Omit images. Retype all entries verbatim.

Items:
==*==

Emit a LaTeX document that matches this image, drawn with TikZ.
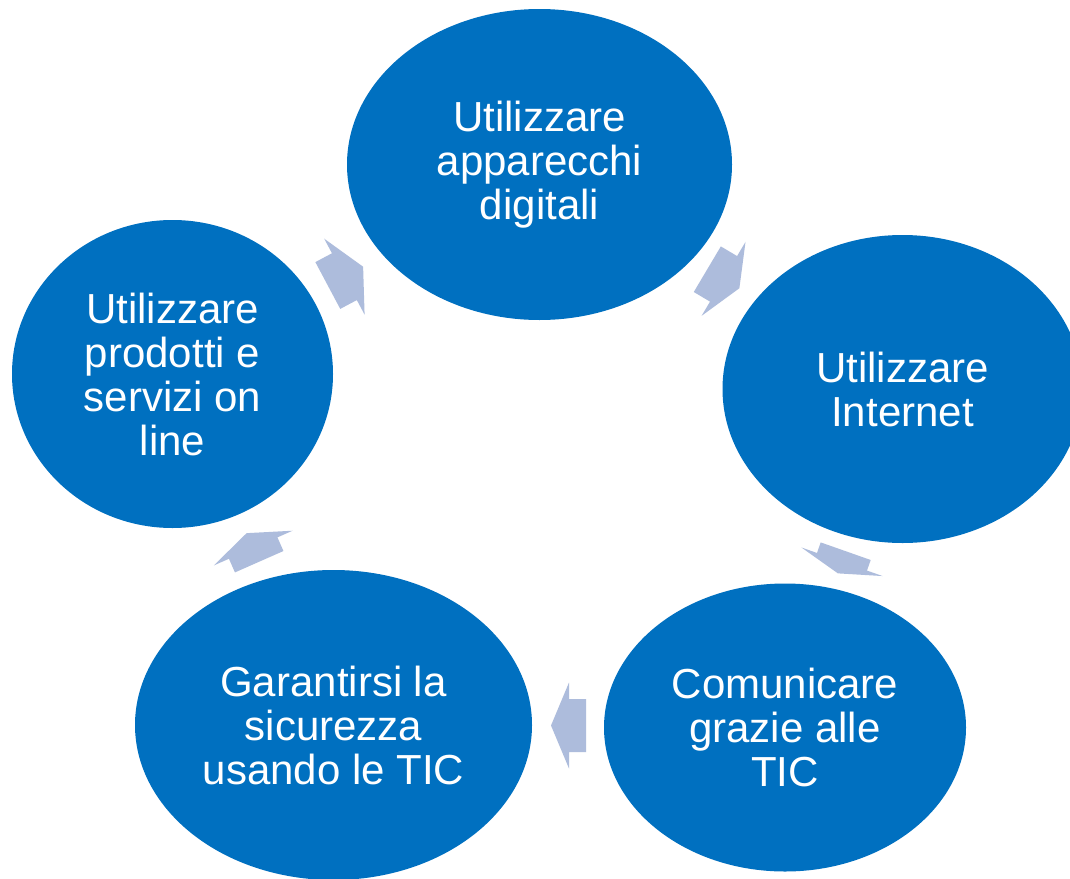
\documentclass[tikz,border=0pt]{standalone}
\usepackage{fontspec}
\setmainfont{Liberation Sans}
\usetikzlibrary{shapes.geometric}
\definecolor{ellblue}{HTML}{0070C0}
\definecolor{arrowfill}{HTML}{ADBCDC}
\tikzset{
  stage/.style={ellipse, fill=ellblue, draw=none, inner sep=0pt, text=white,
    align=center, font=\fontsize{42}{44}\selectfont},
  pics/barrow/.style 2 args={code={
    \fill[arrowfill] (0,-26.5) -- (#1,-26.5) -- (#1,-43) -- ({#1+#2},0)
      -- (#1,43) -- (#1,26.5) -- (0,26.5) -- cycle;
  }}
}
\begin{document}
\begin{tikzpicture}[x=1pt,y=-1pt]
\useasboundingbox (0,0) rectangle (1070,878);
\clip (0,0) rectangle (1070,878);
\fill[white] (0,0) rectangle (1070,878);
% stages
\node[stage, minimum width=385pt, minimum height=311pt] (top) at (539.5,164.5)
  {Utilizzare\\apparecchi\\digitali};
\node[stage, minimum width=360pt, minimum height=308pt] (right) at (902.5,389)
  {Utilizzare\\Internet};
\node[stage, minimum width=362pt, minimum height=288pt] (bright) at (785,727.5)
  {Comunicare\\grazie alle\\TIC};
\node[stage, minimum width=397pt, minimum height=310pt] (bleft) at (333.5,725)
  {Garantirsi la\\sicurezza\\usando le TIC};
\node[stage, minimum width=321pt, minimum height=308pt] (left) at (172.5,374)
  {Utilizzare\\prodotti e\\servizi on\\line};
% block arrows (tail points)
\coordinate (t0) at (327.8,285.5);
\coordinate (t1) at (707.3,269.2);
\coordinate (t2) at (845.7,551.2);
\coordinate (t3) at (259.2,561.7);
\coordinate (t4) at (586,725.5);
\begin{scope}[shift={(t0)},rotate=28] \pic[transform shape] {barrow={18.8}{21.2}}; \end{scope}
\begin{scope}[shift={(t1)},rotate=-30.7] \pic[transform shape] {barrow={18.9}{18.4}}; \end{scope}
\begin{scope}[shift={(t2)},rotate=-109.4] \pic[transform shape] {barrow={11.2}{12.3}}; \end{scope}
\begin{scope}[shift={(t3)},rotate=113.8] \pic[transform shape] {barrow={14.9}{16.3}}; \end{scope}
\begin{scope}[shift={(t4)},rotate=180] \pic[transform shape] {barrow={17}{18}}; \end{scope}
\end{tikzpicture}
\end{document}
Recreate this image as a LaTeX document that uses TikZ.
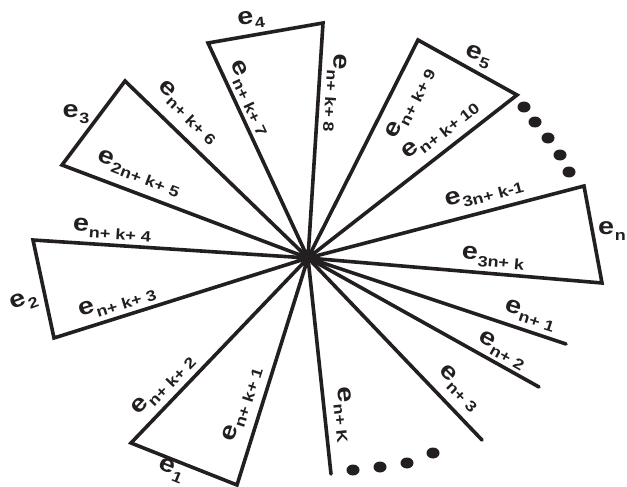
\documentclass[tikz,border=0pt]{standalone}
\usepackage{fontspec}
\setmainfont[FakeStretch=1.2]{Liberation Sans}
\usetikzlibrary{positioning}
\definecolor{ink}{HTML}{231F20}
\newcommand{\esub}[1]{e\kern0.6pt\raisebox{-6pt}{\fontsize{15}{15}\selectfont #1}}

\begin{document}
\begin{tikzpicture}[x=1pt, y=-1pt,
            edge/.style = {draw=ink, line width=3.6pt, line cap=round, miter limit=6},
            lbl/.style = {inner sep=0pt, text=ink, font=\fontsize{24}{24}\selectfont\bfseries},
            dot/.style = {fill=ink},
        ]
            \useasboundingbox (0,0) rectangle (627,487);

            % Hub where all edges meet
            \coordinate (C) at (308,258);

            % Outer corners of the triangles
            \coordinate (t1a) at (131,443); \coordinate (t1b) at (237,485);
            \coordinate (t2a) at (33,240);  \coordinate (t2b) at (54,338);
            \coordinate (t3a) at (62,165);  \coordinate (t3b) at (125,81);
            \coordinate (t4a) at (208,43);  \coordinate (t4b) at (323,23);
            \coordinate (t5a) at (418,40);  \coordinate (t5b) at (517,95);
            \coordinate (tna) at (584,186); \coordinate (tnb) at (602,283);

            % Ends of the open spokes
            \coordinate (s1) at (566,344);
            \coordinate (s2) at (539,387);
            \coordinate (s3) at (482,440);
            \coordinate (sK) at (331,474);

            % Triangles
            \draw[edge] (C) -- (t1a) -- (t1b) -- (C);
            \draw[edge] (C) -- (t2a) -- (t2b) -- (C);
            \draw[edge] (C) -- (t3a) -- (t3b) -- (C);
            \draw[edge] (C) -- (t4a) -- (t4b) -- (C);
            \draw[edge] (C) -- (t5a) -- (t5b) -- (C);
            \draw[edge] (C) -- (tna) -- (tnb) -- (C);

            % Open spokes
            \draw[edge] (C) -- (s1);
            \draw[edge] (C) -- (s2);
            \draw[edge] (C) -- (s3);
            \draw[edge] (C) -- (sK);

            % Dots for the missing parts
            \foreach \p in {(524,107), (535,122), (548,138), (560,155), (569,172),
                            (353,470), (380,467), (407,463), (433,453)}
                \fill[dot] \p ellipse [x radius=6.5, y radius=5.5];

            % Labels of the triangle edges
            \node[lbl, rotate=8] (e4) at (251,20) {\esub{4}};
            \node[lbl, rotate=-65] (enk7) at (250,98) {\esub{n+ k+ 7}};
            \node[lbl, rotate=-94] (enk8) at (335,93) {\esub{n+ k+ 8}};
            \node[lbl] (e3) at (76,114) {\esub{3}};
            \node[lbl, rotate=-44] (enk6) at (188,112) {\esub{n+ k+ 6}};
            \node[lbl, rotate=-21] (e2nk5) at (139,173) {\esub{2n+ k+ 5}};
            \node[lbl, rotate=-4] (enk4) at (112,230) {\esub{n+ k+ 4}};
            \node[lbl, rotate=20] (e2) at (24,302) {\esub{2}};
            \node[lbl, rotate=17] (enk3) at (117,302) {\esub{n+ k+ 3}};
            \node[lbl, rotate=46] (enk2) at (163,385) {\esub{n+ k+ 2}};
            \node[lbl, rotate=72] (enk1) at (242,404) {\esub{n+ k+ 1}};
            \node[lbl, rotate=-22] (e1) at (171,470) {\esub{1}};
            \node[lbl, rotate=15] (e3nk1) at (484,193) {\esub{3n+ k-1}};
            \node[lbl, rotate=-5] (e3nk) at (493,258) {\esub{3n+ k}};
            \node[lbl] (en) at (612,231) {\esub{n}};
            \node[lbl, rotate=38] (enk10) at (440,130) {\esub{n+ k+ 10}};
            \node[lbl, rotate=63] (enk9) at (410,103) {\esub{n+ k+ 9}};
            \node[lbl, rotate=-20] (e5) at (478,57) {\esub{5}};

            % Labels of the open spokes
            \node[lbl, rotate=-18] (en1) at (530,315) {\esub{n+ 1}};
            \node[lbl, rotate=-29] (en2) at (502,350) {\esub{n+ 2}};
            \node[lbl, rotate=-46] (en3) at (459,388) {\esub{n+ 3}};
            \node[lbl, rotate=-84] (enK) at (344,415) {\esub{n+ K}};
        \end{tikzpicture}
\end{document}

==*==

Solution below:
Emit a LaTeX document that matches this image, drawn with TikZ.
\documentclass[tikz,border=0pt]{standalone}
\usepackage{fontspec}
\setmainfont{Liberation Sans}
\usetikzlibrary{shapes.geometric}
\definecolor{ellblue}{HTML}{0070C0}
\definecolor{arrowfill}{HTML}{ADBCDC}
\tikzset{
  stage/.style={ellipse, fill=ellblue, draw=none, inner sep=0pt, text=white,
    align=center, font=\fontsize{42}{44}\selectfont},
  pics/barrow/.style 2 args={code={
    \fill[arrowfill] (0,-26.5) -- (#1,-26.5) -- (#1,-43) -- ({#1+#2},0)
      -- (#1,43) -- (#1,26.5) -- (0,26.5) -- cycle;
  }}
}
\begin{document}
\begin{tikzpicture}[x=1pt,y=-1pt]
\useasboundingbox (0,0) rectangle (1070,878);
\clip (0,0) rectangle (1070,878);
\fill[white] (0,0) rectangle (1070,878);
% stages
\node[stage, minimum width=385pt, minimum height=311pt] (top) at (539.5,164.5)
  {Utilizzare\\apparecchi\\digitali};
\node[stage, minimum width=360pt, minimum height=308pt] (right) at (902.5,389)
  {Utilizzare\\Internet};
\node[stage, minimum width=362pt, minimum height=288pt] (bright) at (785,727.5)
  {Comunicare\\grazie alle\\TIC};
\node[stage, minimum width=397pt, minimum height=310pt] (bleft) at (333.5,725)
  {Garantirsi la\\sicurezza\\usando le TIC};
\node[stage, minimum width=321pt, minimum height=308pt] (left) at (172.5,374)
  {Utilizzare\\prodotti e\\servizi on\\line};
% block arrows (tail points)
\coordinate (t0) at (327.8,285.5);
\coordinate (t1) at (707.3,269.2);
\coordinate (t2) at (845.7,551.2);
\coordinate (t3) at (259.2,561.7);
\coordinate (t4) at (586,725.5);
\begin{scope}[shift={(t0)},rotate=28] \pic[transform shape] {barrow={18.8}{21.2}}; \end{scope}
\begin{scope}[shift={(t1)},rotate=-30.7] \pic[transform shape] {barrow={18.9}{18.4}}; \end{scope}
\begin{scope}[shift={(t2)},rotate=-109.4] \pic[transform shape] {barrow={11.2}{12.3}}; \end{scope}
\begin{scope}[shift={(t3)},rotate=113.8] \pic[transform shape] {barrow={14.9}{16.3}}; \end{scope}
\begin{scope}[shift={(t4)},rotate=180] \pic[transform shape] {barrow={17}{18}}; \end{scope}
\end{tikzpicture}
\end{document}
Recreate this image as a LaTeX document that uses TikZ.
\documentclass[tikz,border=0pt]{standalone}
\usepackage{fontspec}
\setmainfont[FakeStretch=1.2]{Liberation Sans}
\usetikzlibrary{positioning}
\definecolor{ink}{HTML}{231F20}
\newcommand{\esub}[1]{e\kern0.6pt\raisebox{-6pt}{\fontsize{15}{15}\selectfont #1}}

\begin{document}
\begin{tikzpicture}[x=1pt, y=-1pt,
            edge/.style = {draw=ink, line width=3.6pt, line cap=round, miter limit=6},
            lbl/.style = {inner sep=0pt, text=ink, font=\fontsize{24}{24}\selectfont\bfseries},
            dot/.style = {fill=ink},
        ]
            \useasboundingbox (0,0) rectangle (627,487);

            % Hub where all edges meet
            \coordinate (C) at (308,258);

            % Outer corners of the triangles
            \coordinate (t1a) at (131,443); \coordinate (t1b) at (237,485);
            \coordinate (t2a) at (33,240);  \coordinate (t2b) at (54,338);
            \coordinate (t3a) at (62,165);  \coordinate (t3b) at (125,81);
            \coordinate (t4a) at (208,43);  \coordinate (t4b) at (323,23);
            \coordinate (t5a) at (418,40);  \coordinate (t5b) at (517,95);
            \coordinate (tna) at (584,186); \coordinate (tnb) at (602,283);

            % Ends of the open spokes
            \coordinate (s1) at (566,344);
            \coordinate (s2) at (539,387);
            \coordinate (s3) at (482,440);
            \coordinate (sK) at (331,474);

            % Triangles
            \draw[edge] (C) -- (t1a) -- (t1b) -- (C);
            \draw[edge] (C) -- (t2a) -- (t2b) -- (C);
            \draw[edge] (C) -- (t3a) -- (t3b) -- (C);
            \draw[edge] (C) -- (t4a) -- (t4b) -- (C);
            \draw[edge] (C) -- (t5a) -- (t5b) -- (C);
            \draw[edge] (C) -- (tna) -- (tnb) -- (C);

            % Open spokes
            \draw[edge] (C) -- (s1);
            \draw[edge] (C) -- (s2);
            \draw[edge] (C) -- (s3);
            \draw[edge] (C) -- (sK);

            % Dots for the missing parts
            \foreach \p in {(524,107), (535,122), (548,138), (560,155), (569,172),
                            (353,470), (380,467), (407,463), (433,453)}
                \fill[dot] \p ellipse [x radius=6.5, y radius=5.5];

            % Labels of the triangle edges
            \node[lbl, rotate=8] (e4) at (251,20) {\esub{4}};
            \node[lbl, rotate=-65] (enk7) at (250,98) {\esub{n+ k+ 7}};
            \node[lbl, rotate=-94] (enk8) at (335,93) {\esub{n+ k+ 8}};
            \node[lbl] (e3) at (76,114) {\esub{3}};
            \node[lbl, rotate=-44] (enk6) at (188,112) {\esub{n+ k+ 6}};
            \node[lbl, rotate=-21] (e2nk5) at (139,173) {\esub{2n+ k+ 5}};
            \node[lbl, rotate=-4] (enk4) at (112,230) {\esub{n+ k+ 4}};
            \node[lbl, rotate=20] (e2) at (24,302) {\esub{2}};
            \node[lbl, rotate=17] (enk3) at (117,302) {\esub{n+ k+ 3}};
            \node[lbl, rotate=46] (enk2) at (163,385) {\esub{n+ k+ 2}};
            \node[lbl, rotate=72] (enk1) at (242,404) {\esub{n+ k+ 1}};
            \node[lbl, rotate=-22] (e1) at (171,470) {\esub{1}};
            \node[lbl, rotate=15] (e3nk1) at (484,193) {\esub{3n+ k-1}};
            \node[lbl, rotate=-5] (e3nk) at (493,258) {\esub{3n+ k}};
            \node[lbl] (en) at (612,231) {\esub{n}};
            \node[lbl, rotate=38] (enk10) at (440,130) {\esub{n+ k+ 10}};
            \node[lbl, rotate=63] (enk9) at (410,103) {\esub{n+ k+ 9}};
            \node[lbl, rotate=-20] (e5) at (478,57) {\esub{5}};

            % Labels of the open spokes
            \node[lbl, rotate=-18] (en1) at (530,315) {\esub{n+ 1}};
            \node[lbl, rotate=-29] (en2) at (502,350) {\esub{n+ 2}};
            \node[lbl, rotate=-46] (en3) at (459,388) {\esub{n+ 3}};
            \node[lbl, rotate=-84] (enK) at (344,415) {\esub{n+ K}};
        \end{tikzpicture}
\end{document}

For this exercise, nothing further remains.